Apple has already announced that with iOS 11.3 will arrive the definitive solution for their slowing iPhone problem. Before that, they announced a special replacement program with which changing the battery of our device for a new one will be more affordable than usual. In the meantime, investigations regarding the company continue. Now, it is the Department of Justice of the US together with the Securities and Exchange Commission who are investigating the problem.
After months of suspicion, the Cupertino company has admitted that they have slowed down their iPhones —some of them—. According to their explanation, this measure was taken because of the weakening of the ion lithium batteries that they use, in favor of the users’ experience. As the batteries weaken, the phones’ performance weakens, so they considered reducing the velocity of the processor —its maximum clock frequency— to avoid problems with restarts or shut downs, for example. But they didn’t inform users about it.
The United States joins the investigation of Apple and its slowing down of its older iPhones
According to Bloomberg, at the moment the investigation is in an early phase, but is studying whether the Cupertino company did something against the law or not, when it slowed down its devices. In other countries, there are also investigations about possible planned obsolescence. And in other countries, similar processes have already begun against Apple and other manufacturers of smartphones. Regarding this, although Apple has given explanations, they have denied ‘cutting short’ the life of their units.

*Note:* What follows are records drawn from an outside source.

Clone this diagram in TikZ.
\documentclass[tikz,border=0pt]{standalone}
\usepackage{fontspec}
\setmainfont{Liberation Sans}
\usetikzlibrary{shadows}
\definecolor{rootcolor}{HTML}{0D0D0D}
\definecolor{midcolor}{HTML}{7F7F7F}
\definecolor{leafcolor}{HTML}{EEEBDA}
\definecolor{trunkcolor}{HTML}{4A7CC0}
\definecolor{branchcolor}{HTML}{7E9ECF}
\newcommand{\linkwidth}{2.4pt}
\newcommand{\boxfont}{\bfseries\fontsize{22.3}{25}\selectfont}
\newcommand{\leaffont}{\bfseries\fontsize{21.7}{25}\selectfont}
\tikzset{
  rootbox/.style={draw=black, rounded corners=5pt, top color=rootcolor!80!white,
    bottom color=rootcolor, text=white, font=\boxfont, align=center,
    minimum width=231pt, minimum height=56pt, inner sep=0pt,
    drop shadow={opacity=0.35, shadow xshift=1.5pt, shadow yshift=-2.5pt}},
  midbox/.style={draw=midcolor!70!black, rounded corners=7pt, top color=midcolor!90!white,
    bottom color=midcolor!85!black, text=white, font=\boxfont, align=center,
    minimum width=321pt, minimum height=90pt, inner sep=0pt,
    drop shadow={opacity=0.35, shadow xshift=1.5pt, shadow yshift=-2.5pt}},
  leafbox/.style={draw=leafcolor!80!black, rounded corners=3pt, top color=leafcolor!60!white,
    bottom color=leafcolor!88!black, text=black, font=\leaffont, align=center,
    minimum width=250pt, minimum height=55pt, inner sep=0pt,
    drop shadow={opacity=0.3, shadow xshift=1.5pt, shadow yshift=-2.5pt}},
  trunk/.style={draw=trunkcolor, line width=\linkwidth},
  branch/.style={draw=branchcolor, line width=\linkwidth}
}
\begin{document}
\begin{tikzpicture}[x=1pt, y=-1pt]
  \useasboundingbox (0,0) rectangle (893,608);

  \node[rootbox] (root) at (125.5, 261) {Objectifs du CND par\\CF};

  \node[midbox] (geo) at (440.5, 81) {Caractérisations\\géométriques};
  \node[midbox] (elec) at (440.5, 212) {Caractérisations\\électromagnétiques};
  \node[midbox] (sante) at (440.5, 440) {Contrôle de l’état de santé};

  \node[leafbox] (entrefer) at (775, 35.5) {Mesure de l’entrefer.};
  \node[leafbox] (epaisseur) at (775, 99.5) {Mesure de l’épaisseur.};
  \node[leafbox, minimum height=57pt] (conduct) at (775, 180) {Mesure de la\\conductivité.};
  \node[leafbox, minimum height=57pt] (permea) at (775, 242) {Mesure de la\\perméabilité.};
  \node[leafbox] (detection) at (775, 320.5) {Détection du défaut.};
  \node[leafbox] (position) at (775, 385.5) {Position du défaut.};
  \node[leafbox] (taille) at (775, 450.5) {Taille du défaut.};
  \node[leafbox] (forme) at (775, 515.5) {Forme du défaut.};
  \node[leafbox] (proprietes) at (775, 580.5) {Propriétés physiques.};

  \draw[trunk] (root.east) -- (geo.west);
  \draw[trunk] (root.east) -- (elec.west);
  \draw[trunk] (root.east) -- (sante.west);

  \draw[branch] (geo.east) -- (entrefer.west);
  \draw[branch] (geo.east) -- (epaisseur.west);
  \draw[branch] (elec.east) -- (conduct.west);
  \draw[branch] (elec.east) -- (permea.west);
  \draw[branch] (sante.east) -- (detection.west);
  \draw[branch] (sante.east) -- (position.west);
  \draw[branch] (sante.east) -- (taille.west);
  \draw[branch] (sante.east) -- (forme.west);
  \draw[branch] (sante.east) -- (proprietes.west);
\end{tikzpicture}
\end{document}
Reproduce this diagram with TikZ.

One of the biggest problems that Apple faces is the suspicion that the slowdowns have been a way of ‘channeling’ in favor of their newer units. That is to say, a form of planned obsolescence as part of a strategy to make the users replace their old phones with whichever of the new models are being marketed. Whatever the case may be, they are being investigated in various countries, and little by little the different conclusions will become known in legal terms.